As mentioned, DataStage flows are known for their performance. Inserting a checkpoint into the flow could introduce a delay to the pipeline parallelism that DataStage constructs. Checkpointing was implemented to avoid introducing unnecessary bottlenecks in the flow design to maintain strong performance while adding resiliency. DataStage accomplishes this by only inserting checkpoints into natural blocking places in the ETL stream. Sort operations in DataStage are naturally blocking due to the need to have all of the data to sort the data. This allows DataStage to have an efficient place in the ETL stream to checkpoint the state of the flow. Once the checkpoint is marked complete, subsequent executions can restart from this checkpoint, instead of the beginning of the flow.

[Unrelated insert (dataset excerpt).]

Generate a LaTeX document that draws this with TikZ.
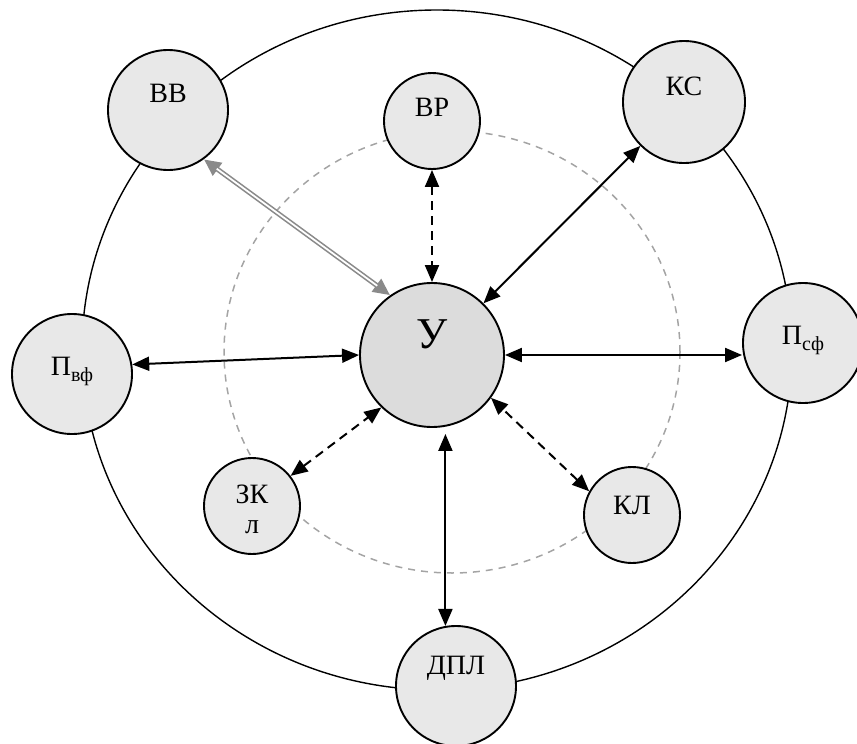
\documentclass[tikz,border=0pt]{standalone}
\usepackage{fontspec}
\setmainfont{Liberation Serif}
\usetikzlibrary{arrows.meta}

\definecolor{nodegray}{HTML}{E8E8E8}
\definecolor{coregray}{HTML}{DCDCDC}
\definecolor{ringgray}{HTML}{A4A4A4}
\definecolor{linkgray}{HTML}{8A8A8A}

\newcommand{\lowsub}[1]{\raisebox{-6pt}{\fontsize{20}{22}\selectfont #1}}

\tikzset{
	unit/.style={circle, draw, line width=1.9pt, fill=nodegray, minimum size=#1, inner sep=0pt},
	every label/.style={font=\fontsize{28}{30}\selectfont, align=center},
	link/.style={line width=2pt, {Triangle[length=17pt,width=14pt]}-{Triangle[length=17pt,width=14pt]}},
	dlink/.style={link, dash pattern=on 9pt off 6pt},
	pipe/.style={draw=linkgray, line width=5pt, {Triangle[length=17pt,width=15pt]}-{Triangle[length=17pt,width=15pt]}},
	pipecore/.style={draw=white, line width=1.8pt, shorten <=16pt, shorten >=16pt},
	ring/.style={draw=ringgray, line width=1.5pt, dash pattern=on 7pt off 6pt}
}

\begin{document}
\begin{tikzpicture}[x=1pt, y=-1pt]
				\useasboundingbox (0,0) rectangle (857,744);
				\draw[line width=1.4pt] (437,350) ellipse [x radius=355pt, y radius=340pt];
				\draw[ring] (452,352) ellipse [x radius=228pt, y radius=221pt];
				\node[unit=144pt, fill=coregray, label={[yshift=21pt, font=\fontsize{44}{46}\selectfont]center:У}] (u) at (432,355) {};
				\node[unit=120pt, label={[yshift=17pt]center:ВВ}] (vv) at (168,110) {};
				\node[unit=96pt, label={[yshift=14pt]center:ВР}] (vr) at (432,121) {};
				\node[unit=122pt, label={[yshift=16pt]center:КС}] (ks) at (684,102) {};
				\node[unit=120pt, label={[yshift=3pt]center:П\lowsub{вф}}] (pvf) at (72,374) {};
				\node[unit=120pt, label={[yshift=3pt]center:П\lowsub{сф}}] (psf) at (803,343) {};
				\node[unit=96pt, label={[yshift=-3pt]center:ЗК\\л}] (zkl) at (252,506) {};
				\node[unit=96pt, label={[yshift=10pt]center:КЛ}] (kl) at (632,515) {};
				\node[unit=120pt, label={[yshift=18pt]center:ДПЛ}] (dpl) at (456,686) {};
				\draw[link] (pvf.9) -- (u.west);
				\draw[link] (u.east) -- (u.east -| psf.west);
				\draw[link] (ks) -- (u);
				\draw[link, shorten >=6pt] (dpl.100) -- (dpl.100 |- u.south);
				\draw[dlink] (vr) -- (u);
				\draw[dlink] (zkl.38) -- (u.226);
				\draw[dlink] (kl.151) -- (u.-36);
				\draw[pipe] (vv.-54) -- (u.125);
				\draw[pipecore] (vv.-54) -- (u.125);
			\end{tikzpicture}
\end{document}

Checkpoint/Restart was originally developed for DataStage flows running on Apache Hadoop (BigIntegrate/BigQuality). DataStage is able to utilize the power of Hadoop clusters by running as a YARN application and distributing workload across data nodes in the Hadoop cluster. Hadoop was originally known for building clusters out of low-cost commodity hardware, which meant applications needed to be resilient in order to handle nodes going offline. Focusing on the current trend of the software market toward containerization and cloud-native principals, the same desire for resiliency exists. Instead of using HDFS in BigIntegrate/BigQuality for the resource disk to persist checkpoints, DataStage can also persist checkpoints to another form of common storage, such as an S3 endpoint, block, or object storage. Checkpoints do require additional disk space from typical DataStage executions. Checkpoints by their nature are persisting the entire data set of an ETL flow in stream to disk, which can result in significant storage allocations given the data volume the flow will process.

Checkpoint operator

The Checkpoint operator is an operator that contains the capability in the DataStage parallel engine to manage and persist the data stream of the DataStage flow. At this time, the checkpoint operator is only available as a framework-inserted operator, meaning that while designing a DataStage flow, you cannot select where checkpoints are performed as there is no dedicated stage that represents the checkpoint operator on the canvas. Checkpoints will be inserted automatically into the generated flow code by the DataStage parallel engine at the time of compilation. Checkpoints will most commonly be inserted ahead of sort operations by the framework, but could also be inserted ahead of target stages or connectors, depending on the type of checkpoint chosen. There are two main types of checkpoints:

  • Intermediate checkpoints
  • Target-blocking checkpoints

Intermediate checkpoints are inserted before sort operations due to the naturally blocking condition that sort operations enforce. This allows for checkpoints to be inserted into the flow at various intermediate places through the design. Only the last successful checkpoint is persisted. If a subsequent checkpoint downstream completes successfully, the upstream checkpoint is purged from disk and the flow continues. This functionality can be enabled by setting the environment variable APT_CHECKPOINT_ENABLED to sortonly.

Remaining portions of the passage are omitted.